Cultivadores de rosas de Damasco.
Un padre y sus hijos trabajando en las granjas de Mayadin Bithar cosechando rosas de Damasco.

La sequía, la última amenaza

Este año, la rosa se enfrenta a otra amenaza en Siria: no florece como antes, ahora a causa del clima. Un calor sofocante, casi estival, durante la primavera. Siria vive una de las sequías más graves de los últimos cincuenta años. "Antes, nevaba en las montañas en invierno. Este año, nada", dice el campesino.

Mientras pasea por campos vacíos, Madian se lamenta: "Eso era una alfombra de flores. Ahora no queda nada. Dos años de trabajo y la sequía se lo ha llevado todo". Un rosal puede vivir hasta ochenta o cien años. "Normalmente, se regenera solo, pero con la sequía y la falta de riego… Dios ha dejado de enviarnos lluvia". Se acerca a un rosal. "Este color verde debería ser más feliz", comenta. Los rosales son pequeños: con suerte, llegan a hacer la mitad de su tamaño habitual. Para recoger las flores, es necesario encogerse.

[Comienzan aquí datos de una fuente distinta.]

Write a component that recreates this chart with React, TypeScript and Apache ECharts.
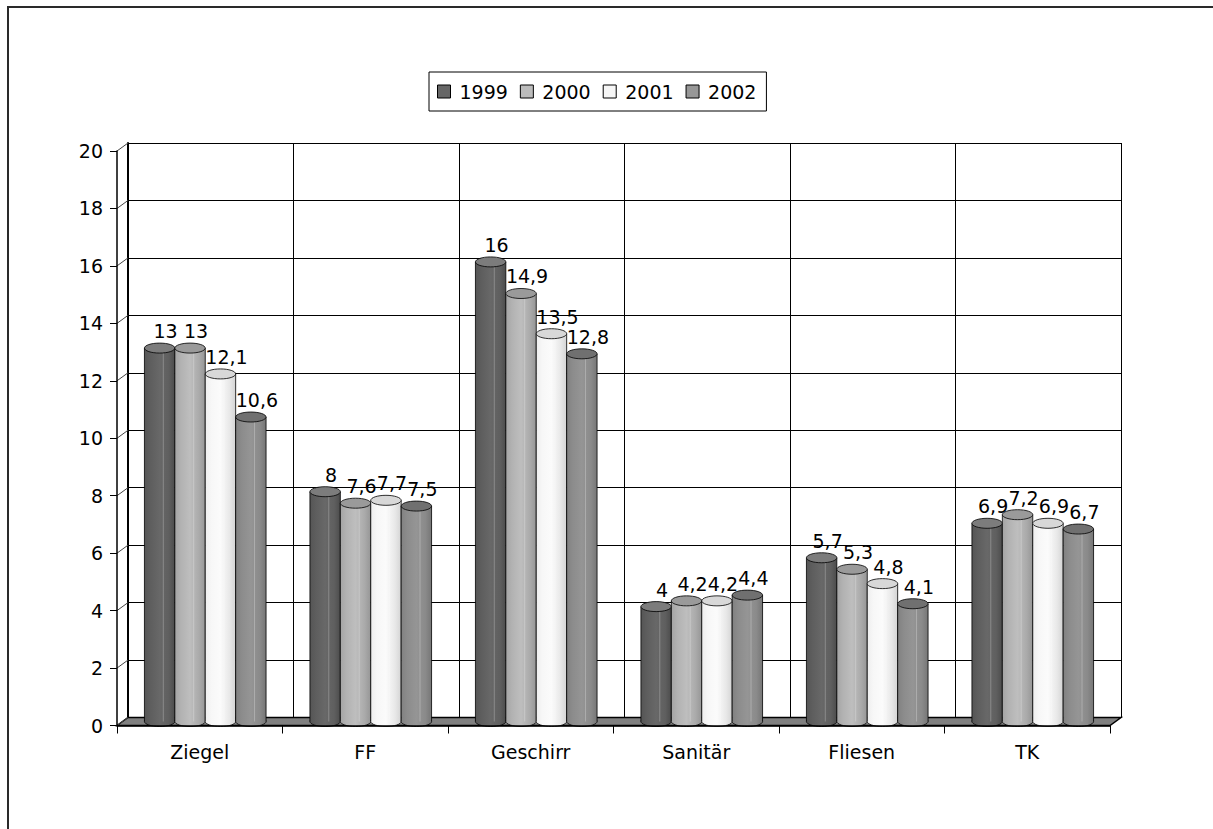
import React, { useEffect, useRef } from 'react';
import * as echarts from 'echarts';

const categories = ['Ziegel', 'FF', 'Geschirr', 'Sanitär', 'Fliesen', 'TK'];
const years = ['1999', '2000', '2001', '2002'];
const v1999 = [13, 8, 16, 4, 5.7, 6.9];
const v2000 = [13, 7.6, 14.9, 4.2, 5.3, 7.2];
const v2001 = [12.1, 7.7, 13.5, 4.2, 4.8, 6.9];
const v2002 = [10.6, 7.5, 12.8, 4.4, 4.1, 6.7];
const seriesValues = [v1999, v2000, v2001, v2002];
const yMin = 0;
const yMax = 20;
const yStep = 2;

const legendColors = ['#666666', '#bcbcbc', '#f6f6f6', '#979797'];
const topColors = ['#7c7c7c', '#9a9a9a', '#d8d8d8', '#707070'];
const bodyStops = [
  ['#555555', '#5e5e5e', '#686868', '#5f5f5f', '#4c4c4c'],
  ['#a4a4a4', '#b2b2b2', '#bebebe', '#aaaaaa', '#969696'],
  ['#eeeeee', '#f7f7f7', '#fbfbfb', '#e8e8e8', '#d4d4d4'],
  ['#818181', '#8c8c8c', '#959595', '#8a8a8a', '#767676'],
];

const FONT = '"DejaVu Sans", "Open Sans", sans-serif';
const FS = 19;
const FRONT = { left: 117, top: 151, width: 993, height: 574.5 };
const DX = 11;
const DY = -8;

function fmt(v: number) {
  return String(v).replace('.', ',');
}

export default function App() {
  const ref = useRef<HTMLDivElement>(null);
  useEffect(() => {
    if (!ref.current) return;
    const chart = echarts.init(ref.current, undefined, { renderer: 'svg' });

    const makeRender = (sIdx: number) => (params: any, api: any) => {
      const cat = api.value(0);
      const val = api.value(1);
      const band = api.size([1, 0])[0];
      const bw = (band * 0.735) / 4;
      const top = api.coord([cat, val]);
      const base = api.coord([cat, 0]);
      const cx = top[0] + (sIdx - 1.5) * bw + DX / 2;
      const yT = top[1] + DY / 2;
      const yB = base[1] + DY / 2;
      const x0 = cx - bw / 2;
      const ry = 5;
      const s = bodyStops[sIdx];
      const grad = {
        type: 'linear', x: 0, y: 0, x2: 1, y2: 0,
        colorStops: [
          { offset: 0, color: s[0] },
          { offset: 0.2, color: s[1] },
          { offset: 0.5, color: s[2] },
          { offset: 0.8, color: s[3] },
          { offset: 1, color: s[4] },
        ],
      };
      return {
        type: 'group',
        children: [
          {
            type: 'ellipse',
            shape: { cx, cy: yB, rx: bw / 2, ry },
            style: { fill: grad, stroke: '#000', lineWidth: 0.8 },
          },
          {
            type: 'rect',
            shape: { x: x0, y: yT, width: bw, height: yB - yT },
            style: { fill: grad, stroke: 'none' },
          },
          {
            type: 'line',
            shape: { x1: x0, y1: yT, x2: x0, y2: yB },
            style: { stroke: '#000', lineWidth: 0.8 },
          },
          {
            type: 'line',
            shape: { x1: x0 + bw, y1: yT, x2: x0 + bw, y2: yB },
            style: { stroke: '#000', lineWidth: 0.8 },
          },
          {
            type: 'line',
            shape: { x1: x0 + bw * 0.62, y1: yT + ry, x2: x0 + bw * 0.62, y2: yB },
            style: { stroke: 'rgba(255,255,255,0.25)', lineWidth: 1 },
          },
          {
            type: 'ellipse',
            shape: { cx, cy: yT, rx: bw / 2, ry },
            style: { fill: topColors[sIdx], stroke: '#000', lineWidth: 0.8 },
          },
          {
            type: 'text',
            style: {
              text: fmt(val),
              x: cx + 6,
              y: yT - 17,
              align: 'center',
              verticalAlign: 'middle',
              fill: '#000',
              font: FS + 'px ' + FONT,
            },
          },
        ],
      };
    };

    const gridLines: any[] = [];
    for (let v = yMin; v <= yMax; v += yStep) {
      const y = FRONT.top + FRONT.height * (1 - (v - yMin) / (yMax - yMin));
      gridLines.push({
        type: 'line',
        z: 1,
        shape: { x1: FRONT.left, y1: y, x2: FRONT.left + DX, y2: y + DY },
        style: { stroke: '#444', lineWidth: 1 },
      });
    }
    const fy = FRONT.top + FRONT.height;
    const floor = {
      type: 'polygon',
      z: 1,
      shape: {
        points: [
          [FRONT.left, fy],
          [FRONT.left + DX, fy + DY],
          [FRONT.left + FRONT.width + DX, fy + DY],
          [FRONT.left + FRONT.width, fy],
        ],
      },
      style: { fill: '#808080', stroke: '#000', lineWidth: 1.5 },
    };
    const frame = {
      type: 'rect',
      z: 0,
      shape: { x: 8, y: 7, width: 1400, height: 1000 },
      style: { fill: 'none', stroke: '#2a2a2a', lineWidth: 2 },
    };

    chart.setOption({
      animation: false,
      backgroundColor: '#fff',
      textStyle: { fontFamily: FONT },
      legend: {
        data: years,
        left: 429,
        top: 72,
        padding: [10, 10, 10, 8],
        itemGap: 12,
        itemWidth: 13,
        itemHeight: 13,
        icon: 'rect',
        borderColor: '#000',
        borderWidth: 1,
        itemStyle: { borderColor: '#000', borderWidth: 1 },
        textStyle: { fontSize: FS, color: '#000', fontFamily: FONT, padding: [0, 0, 0, 4] },
      },
      grid: [
        { left: FRONT.left, top: FRONT.top, width: FRONT.width, height: FRONT.height },
        { left: FRONT.left + DX, top: FRONT.top + DY, width: FRONT.width, height: FRONT.height },
      ],
      xAxis: [
        {
          type: 'category',
          gridIndex: 0,
          data: categories,
          z: 5,
          axisLine: { show: true, lineStyle: { color: '#000', width: 1.5 } },
          axisTick: { show: true, length: 8, lineStyle: { color: '#000' } },
          axisLabel: { color: '#000', fontSize: FS, margin: 17, fontFamily: FONT },
          splitLine: { show: false },
        },
        {
          type: 'category',
          gridIndex: 1,
          data: categories,
          axisLine: { show: false },
          axisTick: { show: false },
          axisLabel: { show: false },
          splitLine: { show: true, lineStyle: { color: '#000', width: 1 } },
        },
      ],
      yAxis: [
        {
          type: 'value',
          gridIndex: 0,
          min: yMin,
          max: yMax,
          interval: yStep,
          z: 5,
          axisLine: { show: true, lineStyle: { color: '#000', width: 1.5 } },
          axisTick: { show: true, length: 7, lineStyle: { color: '#000' } },
          axisLabel: { color: '#000', fontSize: FS, margin: 14, fontFamily: FONT },
          splitLine: { show: false },
        },
        {
          type: 'value',
          gridIndex: 1,
          min: yMin,
          max: yMax,
          interval: yStep,
          axisLine: { show: true, lineStyle: { color: '#000', width: 2 } },
          axisTick: { show: false },
          axisLabel: { show: false },
          splitLine: { show: true, lineStyle: { color: '#000', width: 1 } },
        },
      ],
      graphic: [frame, floor, ...gridLines],
      series: years.map((name, i) => ({
        name,
        type: 'custom',
        xAxisIndex: 0,
        yAxisIndex: 0,
        z: 3,
        itemStyle: { color: legendColors[i], borderColor: '#000', borderWidth: 1 },
        renderItem: makeRender(i),
        data: seriesValues[i].map((v, c) => [c, v]),
      })),
    });
    return () => chart.dispose();
  }, []);
  return (
    <div
      ref={ref}
      style={{ position: 'absolute', left: 0, top: 0, width: 1213, height: 829 }}
    />
  );
}
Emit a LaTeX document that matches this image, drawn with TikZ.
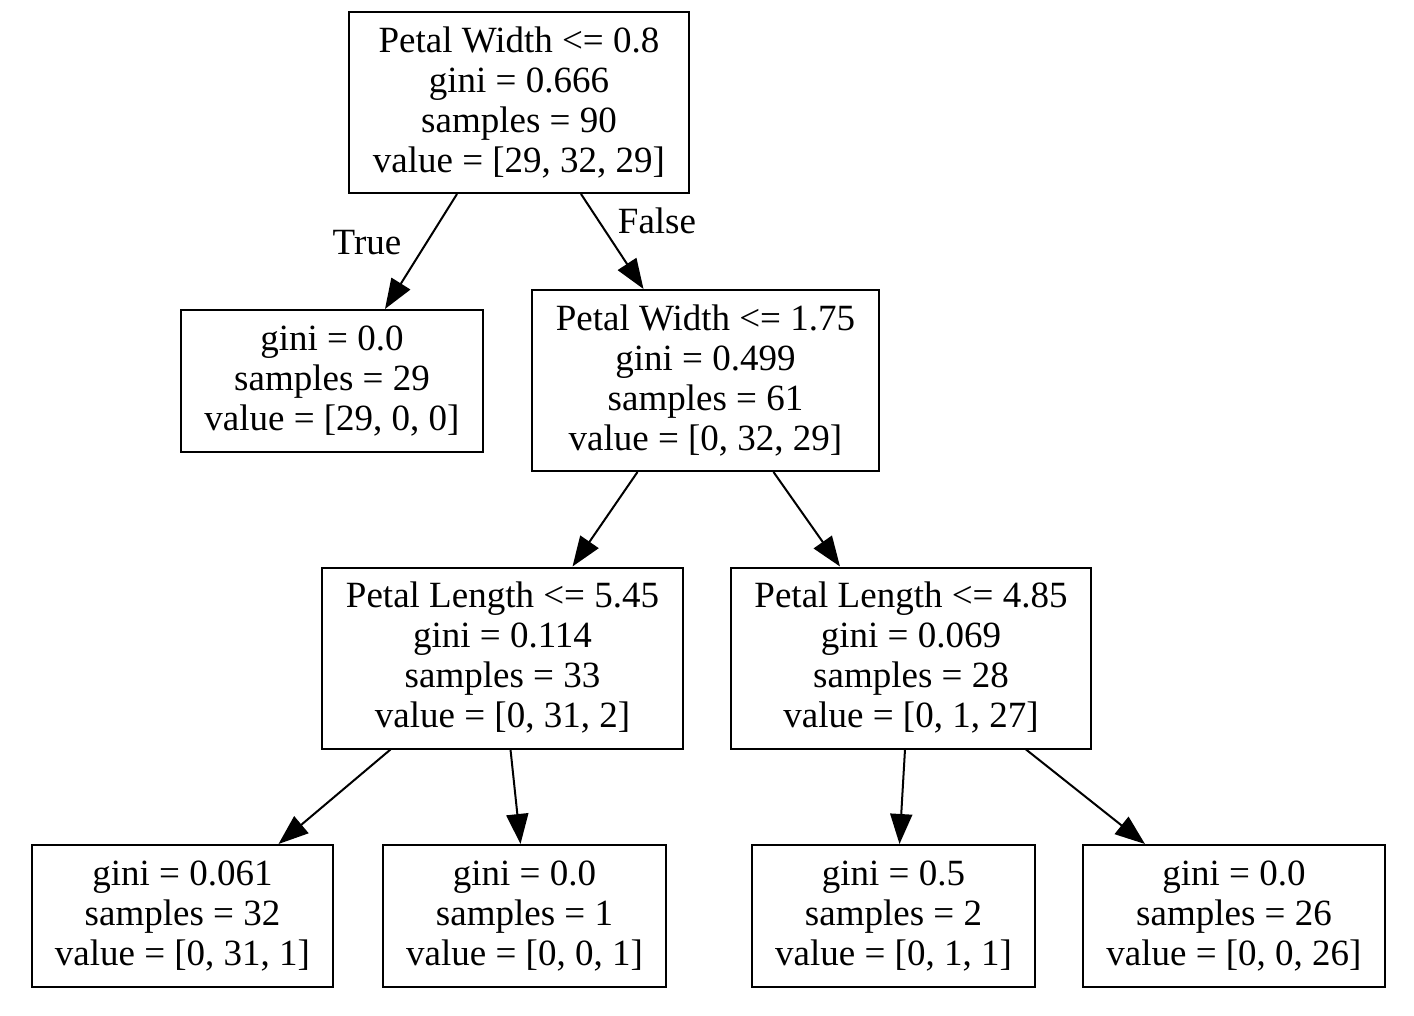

Piden la construcción de nuevos pozos y de nuevos paneles solares para bombear agua con energía solar. ¿El coste? Siete mil dólares. Esperan recibir apoyo del nuevo gobierno.

Soad, la mujer de Amin, dice, con solemnidad: "Si un día me levanto y la rosa ha desaparecido, me sentiré muerta. Y la replantaré".